Homebrew beer most popular in Africa

Statistics seldom do justice to Africa. Take beer consumption. The average African sips a mere 8 litres of commercially produced beer a year. That’s not a lot. But Africans chug admirable quantities of homebrew. That market is four times bigger than the formal market, measured by volume.

8 litres of commercially produced beer a year. Compared with the 70 litres or so quaffed by the average American, it sounds like Africans are bunch of party-poopers. But that is definitely not the case. Africans make their own beers, made from sorghum, millet or more or less anything fermentable.
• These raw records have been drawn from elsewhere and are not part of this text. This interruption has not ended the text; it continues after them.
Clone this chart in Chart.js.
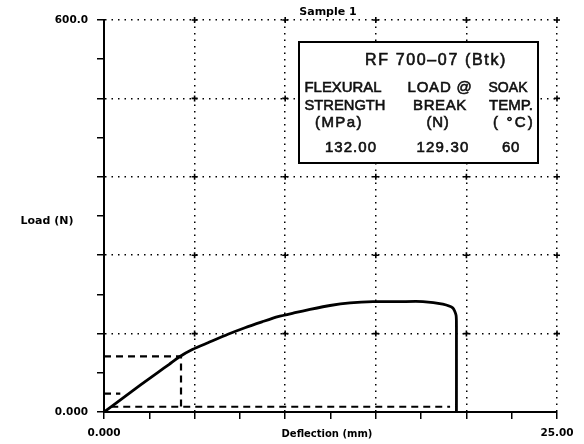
<!DOCTYPE html>
<html><head><meta charset="utf-8">
<script src="https://cdn.jsdelivr.net/npm/chart.js@4.4.1/dist/chart.umd.min.js"></script>
<style>html,body{margin:0;padding:0;background:#fff;}#wrap{width:584px;height:444px;position:relative;}</style>
</head><body><div id="wrap"><canvas id="c" width="584" height="444"></canvas></div>
<script>
// ---- data ----
const chartTitle = 'Sample 1';
const xAxisTitle = 'Deflection (mm)';
const yAxisTitle = 'Load (N)';
const xTickValues = [0, 25];
const xTickLabels = ['0.000', '25.00'];
const yTickValues = [0, 600];
const yTickLabels = ['0.000', '600.0'];

const curveDeflection = [0, 1.0, 2.0, 3.0, 3.6, 4.17, 4.9, 5.74, 6.84, 7.78, 8.72, 9.60, 10.54, 11.37, 12.47, 13.58, 14.85, 16.34, 17.6, 18.7, 19.26, 19.43, 19.45, 19.45];
const curveLoad       = [0, 20.5, 41, 61, 73, 84.6, 96, 106, 119, 129, 138, 146, 152, 157, 163, 167, 169, 169, 169, 165, 159, 148, 130, 0];

const markerRectDeflection = [0, 4.25, 4.25];
const markerRectLoad       = [85, 85, 8];
const baselineDeflection   = [0.4, 19.1];
const baselineLoad         = [8, 8];
const lowMarkDeflection    = [0, 0.9];
const lowMarkLoad          = [28, 28];

const boxTitle = 'RF 700\u201307 (Btk)';
const boxCol1 = ['FLEXURAL', 'STRENGTH', '(MPa)', '132.00'];
const boxCol2 = ['LOAD @', 'BREAK', '(N)', '129.30'];
const boxCol3 = ['SOAK', 'TEMP.', '( \u00B0C)', '60'];

// ---- build ----
const pts = (xs, ys) => xs.map((x, i) => ({x, y: ys[i]}));

const textFit = (ctx, s, cx, cy, w, stroke) => {
  ctx.letterSpacing = '0px';
  const m = ctx.measureText(s).width;
  const n = s.length;
  let drawX = cx, align = 'center', maxW = w;
  if (m < w && n > 1) {
    ctx.letterSpacing = ((w - m) / n) + 'px';
    align = 'left'; drawX = cx - w / 2; maxW = undefined;
  }
  ctx.textAlign = align;
  if (maxW) { ctx.fillText(s, drawX, cy, maxW); if (stroke) ctx.strokeText(s, drawX, cy, maxW); }
  else { ctx.fillText(s, drawX, cy); if (stroke) ctx.strokeText(s, drawX, cy); }
  ctx.letterSpacing = '0px';
};

const decor = {
  id: 'decor',
  afterDraw(chart) {
    const {ctx, scales: {x, y}} = chart;
    ctx.save();
    ctx.fillStyle = '#000';
    ctx.strokeStyle = '#000';
    ctx.textBaseline = 'middle';
    // grid crosses
    ctx.lineWidth = 1.6;
    for (let gx = 5; gx <= 25; gx += 5) {
      for (let gy = 120; gy <= 600; gy += 120) {
        const px = x.getPixelForValue(gx), py = y.getPixelForValue(gy);
        ctx.beginPath();
        ctx.moveTo(px - 3, py); ctx.lineTo(px + 3, py);
        ctx.moveTo(px, py - 3); ctx.lineTo(px, py + 3);
        ctx.stroke();
      }
    }
    // tick labels
    ctx.font = 'bold 10.5px "DejaVu Sans"';
    ctx.textAlign = 'right';
    yTickValues.forEach((v, i) => ctx.fillText(yTickLabels[i], x.left - 16, y.getPixelForValue(v)));
    ctx.textAlign = 'center';
    xTickValues.forEach((v, i) => ctx.fillText(xTickLabels[i], x.getPixelForValue(v), y.bottom + 21));
    // titles
    ctx.font = 'bold 11px "DejaVu Sans"';
    ctx.fillText(chartTitle, 328, 12);
    ctx.fillText(yAxisTitle, 47, 221);
    ctx.font = 'bold 10px "DejaVu Sans"';
    ctx.fillText(xAxisTitle, 327, y.bottom + 22);
    // info box
    const bx = 299, by = 42, bw = 239, bh = 121;
    ctx.fillStyle = '#fff';
    ctx.fillRect(bx, by, bw, bh);
    ctx.lineWidth = 2;
    ctx.strokeRect(bx, by, bw, bh);
    ctx.fillStyle = '#111';
    ctx.strokeStyle = '#111';
    ctx.lineWidth = 0.6;
    ctx.font = '16px "Liberation Sans"';
    textFit(ctx, boxTitle, 436, 61, 142, true);
    ctx.font = '15px "Liberation Sans"';
    const rows = [88, 106, 123, 148];
    const c1 = [[343, 77], [345, 81], [339, 48], [351, 52]];
    const c2 = [[440, 65], [440, 54], [438, 23], [443, 53]];
    const c3 = [[508, 39], [511, 44], [514, 42], [511, 18]];
    boxCol1.forEach((s, i) => textFit(ctx, s, c1[i][0], rows[i], c1[i][1], true));
    boxCol2.forEach((s, i) => textFit(ctx, s, c2[i][0], rows[i], c2[i][1], true));
    boxCol3.forEach((s, i) => textFit(ctx, s, c3[i][0], rows[i], c3[i][1], true));
    ctx.restore();
  }
};

const dashed = (data) => ({
  data, showLine: true, borderColor: '#000', borderWidth: 2.2, borderDash: [7, 5],
  pointRadius: 0, tension: 0, fill: false
});

new Chart(document.getElementById('c'), {
  type: 'scatter',
  data: {
    datasets: [
      {
        data: pts(curveDeflection, curveLoad), showLine: true, borderColor: '#000',
        borderWidth: 2.8, pointRadius: 0, tension: 0.2, fill: false
      },
      dashed(pts(markerRectDeflection, markerRectLoad)),
      dashed(pts(baselineDeflection, baselineLoad)),
      dashed(pts(lowMarkDeflection, lowMarkLoad))
    ]
  },
  options: {
    responsive: false,
    animation: false,
    devicePixelRatio: 1,
    layout: {padding: {left: 97, right: 27, top: 20, bottom: 25}},
    plugins: {legend: {display: false}, tooltip: {enabled: false}},
    scales: {
      x: {
        type: 'linear', min: 0, max: 25,
        afterFit: s => { s.height = 7; },
        ticks: {stepSize: 2.5, autoSkip: false, display: false},
        grid: {
          color: c => (c.tick && c.tick.value % 5 === 0 && c.tick.value !== 0) ? '#000' : 'rgba(0,0,0,0)',
          lineWidth: 1.5, tickColor: '#000', tickLength: 7, tickWidth: 1.5, drawTicks: true
        },
        border: {display: true, color: '#000', width: 2, dash: [1.5, 5]}
      },
      y: {
        type: 'linear', min: 0, max: 600,
        afterFit: s => { s.width = 7; },
        ticks: {stepSize: 60, autoSkip: false, display: false},
        grid: {
          color: c => (c.tick && c.tick.value % 120 === 0 && c.tick.value !== 0) ? '#000' : 'rgba(0,0,0,0)',
          lineWidth: 1.5, tickColor: '#000', tickLength: 7, tickWidth: 1.5, drawTicks: true
        },
        border: {display: true, color: '#000', width: 2, dash: [1.5, 5]}
      }
    }
  },
  plugins: [decor]
});
</script></body></html>
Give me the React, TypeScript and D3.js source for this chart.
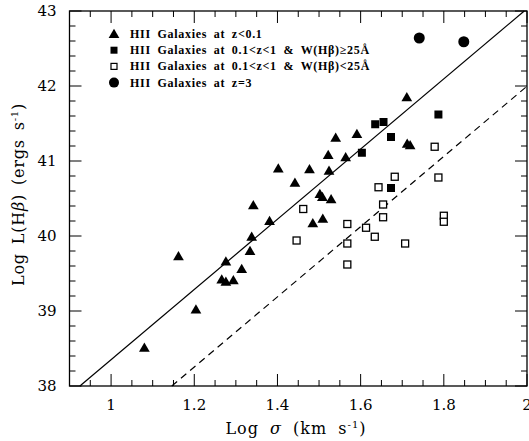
import React from 'react';
import * as d3 from 'd3';

// Log sigma / Log L(Hbeta)
const triX = [1.080, 1.162, 1.204, 1.266, 1.276, 1.294, 1.276, 1.314, 1.334, 1.338, 1.342, 1.381, 1.402, 1.442,
  1.477, 1.485, 1.509, 1.502, 1.508, 1.529, 1.524, 1.522, 1.540, 1.564, 1.591, 1.711, 1.712, 1.719];
const triY = [38.51, 39.73, 39.02, 39.42, 39.39, 39.41, 39.66, 39.56, 39.80, 39.99, 40.41, 40.20, 40.90, 40.71,
  40.89, 40.17, 40.23, 40.56, 40.52, 40.49, 40.87, 41.08, 41.31, 41.05, 41.36, 41.85, 41.23, 41.21];

const sqFillX = [1.635, 1.655, 1.673, 1.603, 1.787, 1.673];
const sqFillY = [41.49, 41.52, 41.32, 41.11, 41.62, 40.64];

const sqOpenX = [1.462, 1.446, 1.568, 1.568, 1.568, 1.613, 1.634, 1.643, 1.654, 1.654, 1.682, 1.707, 1.778, 1.787, 1.800, 1.800];
const sqOpenY = [40.36, 39.94, 40.16, 39.90, 39.62, 40.11, 39.99, 40.65, 40.42, 40.25, 40.79, 39.90, 41.19, 40.78, 40.27, 40.19];

const circX = [1.741, 1.848];
const circY = [42.64, 42.59];

// fitted relations: log L = slope * log sigma + intercept
const slope = 4.68;
const solidIntercept = 33.671;
const dashedIntercept = 32.637;

const xTicks = [1, 1.2, 1.4, 1.6, 1.8, 2];
const yTicks = [38, 39, 40, 41, 42, 43];

const legendLabels = [
  'HII Galaxies at z<0.1',
  'HII Galaxies at 0.1<z<1 & W(Hβ)≥25Å',
  'HII Galaxies at 0.1<z<1 & W(Hβ)<25Å',
  'HII Galaxies at z=3',
];

const W = 529, H = 441;
const left = 69.5, right = 527, top = 11, bottom = 386;

export default function App() {
  const x = d3.scaleLinear().domain([0.9, 2]).range([left, right]);
  const y = d3.scaleLinear().domain([38, 43]).range([bottom, top]);

  const tri = d3.symbol().type(d3.symbolTriangle).size(50)();
  const xMinor = d3.range(0.9, 2.0001, 0.05);
  const yMinor = d3.range(38, 43.0001, 0.2);

  const lineFor = (b: number) => {
    // clip to frame
    const x0 = Math.max(0.9, (38 - b) / slope);
    const x1 = Math.min(2, (43 - b) / slope);
    return d3.line<number>()(
      [[x(x0), y(slope * x0 + b)], [x(x1), y(slope * x1 + b)]] as any
    );
  };

  const serif = '"DejaVu Serif", serif';
  const legSerif = '"Liberation Serif", serif';

  return (
    <svg width={W} height={H} style={{ position: 'absolute', left: 0, top: 0, background: '#fff' }}>
      <rect x={left} y={top} width={right - left} height={bottom - top} fill="none" stroke="#000" strokeWidth={1.3} />
      {/* x ticks */}
      {xMinor.map((v, i) => {
        const major = xTicks.some(t => Math.abs(t - v) < 1e-6);
        const len = major ? 12 : 6;
        return (
          <g key={'xt' + i} stroke="#000" strokeWidth={1}>
            <line x1={x(v)} x2={x(v)} y1={bottom} y2={bottom - len} />
            <line x1={x(v)} x2={x(v)} y1={top} y2={top + len} />
          </g>
        );
      })}
      {yMinor.map((v, i) => {
        const major = yTicks.some(t => Math.abs(t - v) < 1e-6);
        const len = major ? 12 : 6;
        return (
          <g key={'yt' + i} stroke="#000" strokeWidth={1}>
            <line x1={left} x2={left + len} y1={y(v)} y2={y(v)} />
            <line x1={right} x2={right - len} y1={y(v)} y2={y(v)} />
          </g>
        );
      })}
      {xTicks.map(t => (
        <text key={'xl' + t} x={x(t)} y={bottom + 24} textAnchor="middle" fontFamily={serif} fontSize={15}>{t}</text>
      ))}
      {yTicks.map(t => (
        <text key={'yl' + t} x={left - 13} y={y(t) + 5} textAnchor="end" fontFamily={serif} fontSize={15}>{t}</text>
      ))}
      <text x={296} y={H - 7} textAnchor="middle" fontFamily={serif} fontSize={16} letterSpacing={1} wordSpacing={5}>
        Log <tspan fontStyle="italic">σ</tspan> (km s<tspan dy={-6} fontSize={10}>-1</tspan><tspan dy={6}>)</tspan>
      </text>
      <text transform={`translate(24,${(top + bottom) / 2 - 4}) rotate(-90)`} textAnchor="middle" fontFamily={serif} fontSize={16} letterSpacing={0.8} wordSpacing={3}>
        Log L(H<tspan fontStyle="italic">β</tspan>) (ergs s<tspan dy={-6} fontSize={10}>-1</tspan><tspan dy={6}>)</tspan>
      </text>

      <path d={lineFor(solidIntercept) || ''} stroke="#000" strokeWidth={1.2} fill="none" />
      <path d={lineFor(dashedIntercept) || ''} stroke="#000" strokeWidth={1.2} fill="none" strokeDasharray="7,5" />

      {triX.map((v, i) => (
        <path key={'tr' + i} d={tri} transform={`translate(${x(v)},${y(triY[i]) + 1})`} fill="#000" />
      ))}
      {sqFillX.map((v, i) => (
        <rect key={'sf' + i} x={x(v) - 4} y={y(sqFillY[i]) - 4} width={8} height={8} fill="#000" />
      ))}
      {sqOpenX.map((v, i) => (
        <rect key={'so' + i} x={x(v) - 3.5} y={y(sqOpenY[i]) - 3.5} width={7} height={7} fill="#fff" stroke="#000" strokeWidth={1.3} />
      ))}
      {circX.map((v, i) => (
        <circle key={'c' + i} cx={x(v)} cy={y(circY[i])} r={5.5} fill="#000" />
      ))}

      <g fontFamily={legSerif} fontWeight="bold" fontSize={12}>
        {legendLabels.map((l, i) => {
          const ly = 34 + i * 16.2;
          return (
            <g key={'lg' + i}>
              {i === 0 && <path d={tri} transform={`translate(114,${ly + 1})`} fill="#000" />}
              {i === 1 && <rect x={110.5} y={ly - 3.5} width={7} height={7} fill="#000" />}
              {i === 2 && <rect x={111} y={ly - 3} width={6} height={6} fill="#fff" stroke="#000" strokeWidth={1.2} />}
              {i === 3 && <circle cx={114} cy={ly} r={5} fill="#000" />}
              <text x={130} y={ly + 4} letterSpacing={0.7} wordSpacing={3}>{l}</text>
            </g>
          );
        })}
      </g>
    </svg>
  );
}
Brewers are betting that Africa’s fast-growing middle class will want to trade up. Homebrew can be excellent, but it is highly variable, sometimes lumpy and lacks a certain cachet. SABMiller, a London-listed brewer which operates in 37 African countries, is trying to woo homebrew-lovers with sorghum and cassava beers that are consistently good. They are slightly sweeter and fuller-bodied than a mainstream lager, and cost a third less (though still far more than untaxed homebrew).

Other global brewers are keen to expand in Africa too, as they seek growth markets to compensate for flat or falling beer sales in the rich world. Heineken, already the biggest brewer in Nigeria, is one of them. So far profit margins do not match those on offer in the rich world. But things should improve as incomes rise.